*Challenge*
Copy every line that holds "with".

____ Records provided

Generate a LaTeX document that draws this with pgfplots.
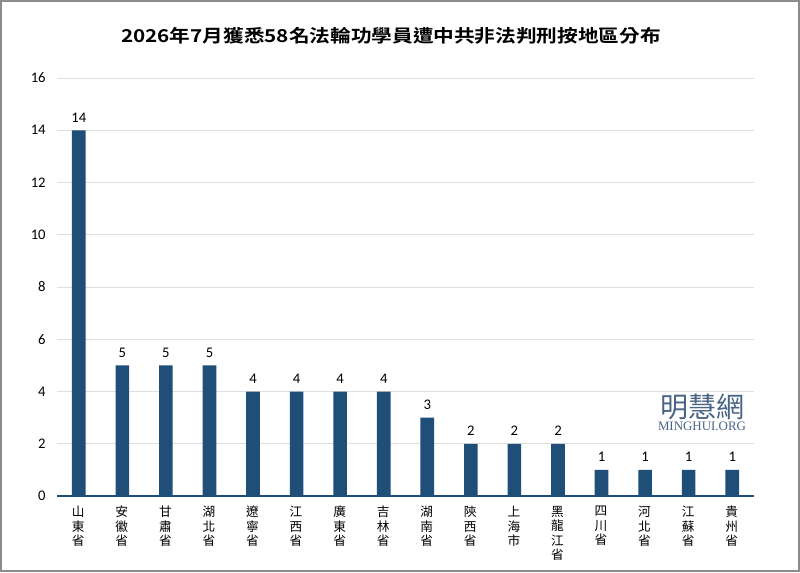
\documentclass[border=0pt]{standalone}
\usepackage{pgfplots}
\usepackage{fontspec}
\pgfplotsset{compat=1.18}
\setmainfont{Carlito}
\newfontfamily\cjk{Noto Sans CJK TC}
\newfontfamily\cjkb{Noto Sans CJK TC Bold}
\newfontfamily\lib{Liberation Serif}
\definecolor{bar}{HTML}{1F4E79}
\definecolor{gridc}{HTML}{DEDEDE}
\definecolor{framec}{HTML}{8C8C8C}
\definecolor{wm}{HTML}{4A6485}
\begin{document}
\begin{tikzpicture}
\fill[white] (0pt,0pt) rectangle (600pt,429pt);
\draw[framec,line width=1.2pt] (0.6pt,0.6pt) rectangle (599.4pt,428.4pt);
\begin{axis}[
  at={(42.75pt,57pt)}, anchor=south west,
  scale only axis, width=522.75pt, height=313.5pt,
  xmin=-0.5, xmax=15.5, ymin=0, ymax=16,
  ytick={0,2,...,16},
  xtick={0,...,15},
  xticklabels={山\\東\\省,安\\徽\\省,甘\\肅\\省,湖\\北\\省,遼\\寧\\省,江\\西\\省,廣\\東\\省,吉\\林\\省,湖\\南\\省,陝\\西\\省,上\\海\\市,黑\\龍\\江\\省,四\\川\\省,河\\北\\省,江\\蘇\\省,貴\\州\\省},
  x tick label style={font=\cjk\fontsize{9.5}{10.9}\selectfont, align=center, anchor=north, yshift=-4pt, xshift=-0.4pt, text=black},
  y tick label style={font=\fontsize{11}{12}\selectfont, text=black, xshift=-5pt},
  /pgf/number format/assume math mode=true,
  major tick length=0pt,
  axis x line*=bottom, axis y line*=left,
  x axis line style={draw=bar,line width=1pt,-},
  y axis line style={draw=none},
  ymajorgrids, grid style={gridc,line width=0.6pt},
  clip=false,
  ybar, bar width=10.2pt,
  nodes near coords,
  nodes near coords style={font=\fontsize{11}{12}\selectfont, text=black, yshift=2.4pt},
]
\addplot[fill=bar,draw=none] coordinates {
(0,14)(1,5)(2,5)(3,5)(4,4)(5,4)(6,4)(7,4)(8,3)(9,2)(10,2)(11,2)(12,1)(13,1)(14,1)(15,1)};
\end{axis}
\node[font=\cjkb\fontsize{13.3}{15}\selectfont, anchor=center, xscale=1.165] at (293.25pt,402pt) {2026年7月獲悉58名法輪功學員遭中共非法判刑按地區分布};
\node[font=\cjk\fontsize{21}{23}\selectfont, text=wm, anchor=center] at (526.5pt,123.5pt) {明慧網};
\node[font=\lib\fontsize{9.7}{11}\selectfont, text=wm, anchor=center] at (526.5pt,109pt) {MINGHUI.ORG};
\end{tikzpicture}
\end{document}
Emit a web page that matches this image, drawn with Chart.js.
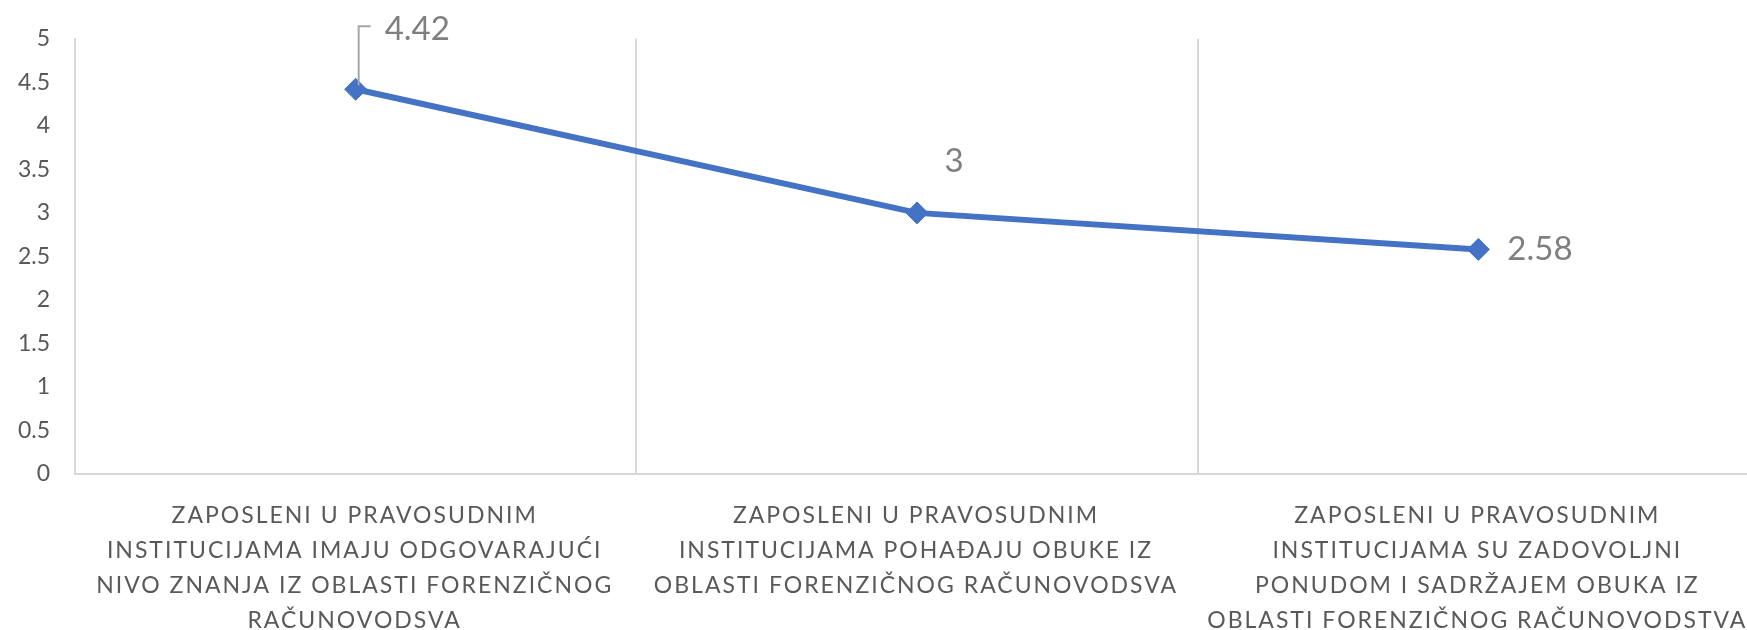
<!DOCTYPE html>
<html>
<head>
<meta charset="utf-8">
<script src="https://cdn.jsdelivr.net/npm/chart.js@4"></script>
<style>
  html, body { margin: 0; padding: 0; background: #fff; overflow: hidden; }
  #wrap { width: 1771px; height: 630px; }
</style>
</head>
<body>
<div id="wrap"><canvas id="myChart"></canvas></div>
<script>

// category labels, already split into lines like in the picture
var categories = [
    ['ZAPOSLENI U PRAVOSUDNIM', 'INSTITUCIJAMA IMAJU ODGOVARAJUĆI', 'NIVO ZNANJA IZ OBLASTI FORENZIČNOG', 'RAČUNOVODSVA'],
    ['ZAPOSLENI U PRAVOSUDNIM', 'INSTITUCIJAMA POHAĐAJU OBUKE IZ', 'OBLASTI FORENZIČNOG RAČUNOVODSVA'],
    ['ZAPOSLENI U PRAVOSUDNIM', 'INSTITUCIJAMA SU ZADOVOLJNI', 'PONUDOM I SADRŽAJEM OBUKA IZ', 'OBLASTI FORENZIČNOG RAČUNOVODSTVA']
];

var values = [4.42, 3, 2.58];

var valueLabels = ['4.42', '3', '2.58'];

// where each value label sits, relative to its point (dx, dy, align)
var labelOffsets = [
    [29, -60, 'left'],
    [37, -52, 'center'],
    [29, 0, 'left']
];

var lineColor = '#4472C4';
var gridColor = '#d9d9d9';
var textColor = '#595959';

var xLabelPlugin = {
    id: 'xLabels',
    afterDraw: function (chart) {
        var ctx = chart.ctx;
        var xs = chart.scales.x;
        var top = chart.chartArea.bottom + 42;
        ctx.save();
        ctx.font = '23px Lato';
        ctx.fillStyle = textColor;
        ctx.textAlign = 'center';
        ctx.textBaseline = 'middle';
        ctx.letterSpacing = '2px';
        categories.forEach(function (lines, i) {
            var x = xs.getPixelForValue(i);
            lines.forEach(function (line, j) {
                ctx.fillText(line, x - 1, top + j * 34.8);
            });
        });
        ctx.restore();
    }
};

var valueLabelPlugin = {
    id: 'valueLabels',
    afterDatasetsDraw: function (chart) {
        var ctx = chart.ctx;
        var meta = chart.getDatasetMeta(0);
        ctx.save();
        ctx.font = '33px Lato';
        ctx.fillStyle = '#7f7f7f';
        ctx.textBaseline = 'middle';
        meta.data.forEach(function (pt, i) {
            var off = labelOffsets[i];
            ctx.textAlign = off[2];
            ctx.fillText(valueLabels[i], pt.x + off[0], pt.y + off[1]);
        });
        // leader line on the first label
        var p = meta.data[0];
        ctx.strokeStyle = '#a6a6a6';
        ctx.lineWidth = 2;
        ctx.beginPath();
        ctx.moveTo(p.x + 3, p.y - 4);
        ctx.lineTo(p.x + 3, p.y - 63);
        ctx.lineTo(p.x + 15, p.y - 63);
        ctx.stroke();
        ctx.restore();
    }
};

var data = {
    labels: categories,
    datasets: [{
        data: values,
        borderColor: lineColor,
        backgroundColor: lineColor,
        borderWidth: 6,
        pointStyle: 'rectRot',
        pointRadius: 11,
        pointBorderWidth: 1,
        pointBackgroundColor: lineColor,
        pointBorderColor: lineColor,
        tension: 0
    }]
};

var config = {
    type: 'line',
    data: data,
    options: {
        responsive: true,
        maintainAspectRatio: false,
        animation: false,
        layout: {
            padding: { top: 37, bottom: 156, left: 0, right: 0 }
        },
        plugins: {
            legend: { display: false },
            tooltip: { enabled: false }
        },
        scales: {
            x: {
                offset: true,
                grid: {
                    offset: true,
                    color: gridColor,
                    lineWidth: 2,
                    drawTicks: false
                },
                border: { color: gridColor, width: 2 },
                ticks: { display: false }
            },
            y: {
                min: 0,
                max: 5,
                afterFit: function (scale) { scale.width = 75; },
                grid: { display: false, drawTicks: false },
                border: { display: true, color: gridColor, width: 2 },
                ticks: {
                    stepSize: 0.5,
                    padding: 25,
                    color: textColor,
                    font: { family: 'Lato', size: 23 },
                    callback: function (v) { return String(v); }
                }
            }
        }
    },
    plugins: [xLabelPlugin, valueLabelPlugin]
};

var chart = new Chart(document.getElementById('myChart'), config);

</script>
</body>
</html>
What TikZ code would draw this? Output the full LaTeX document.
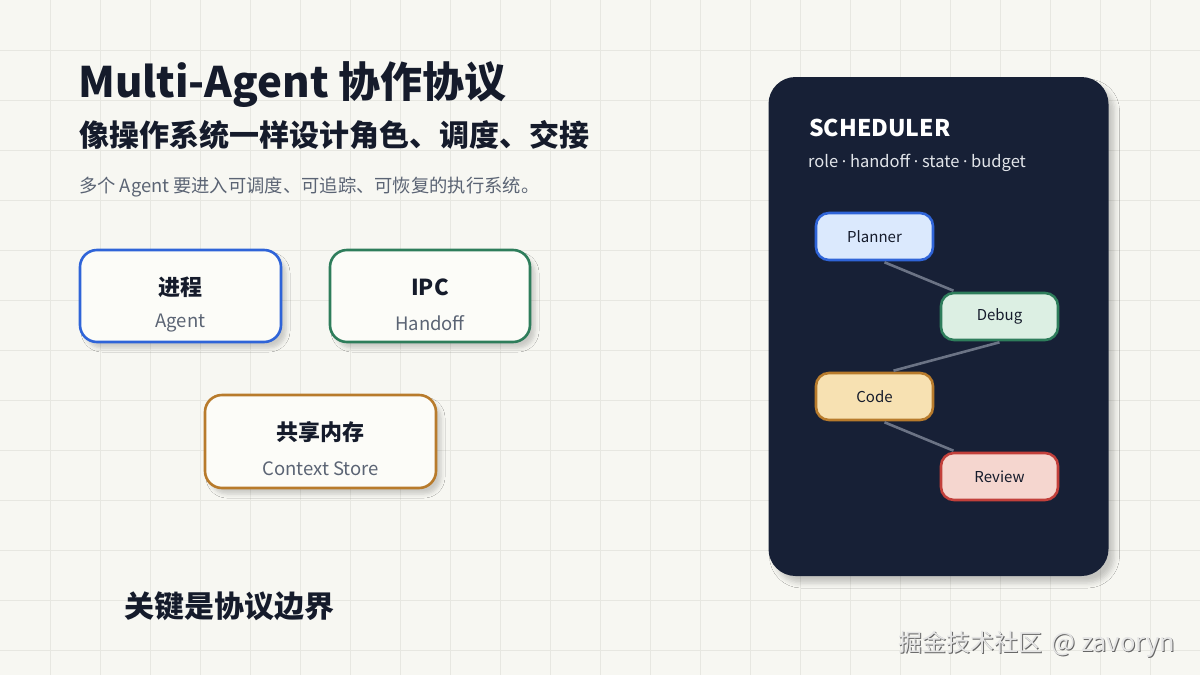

________

*Output*
Generate a LaTeX document that draws this with pgfplots.
Emit a web page that matches this image, drawn with Chart.js.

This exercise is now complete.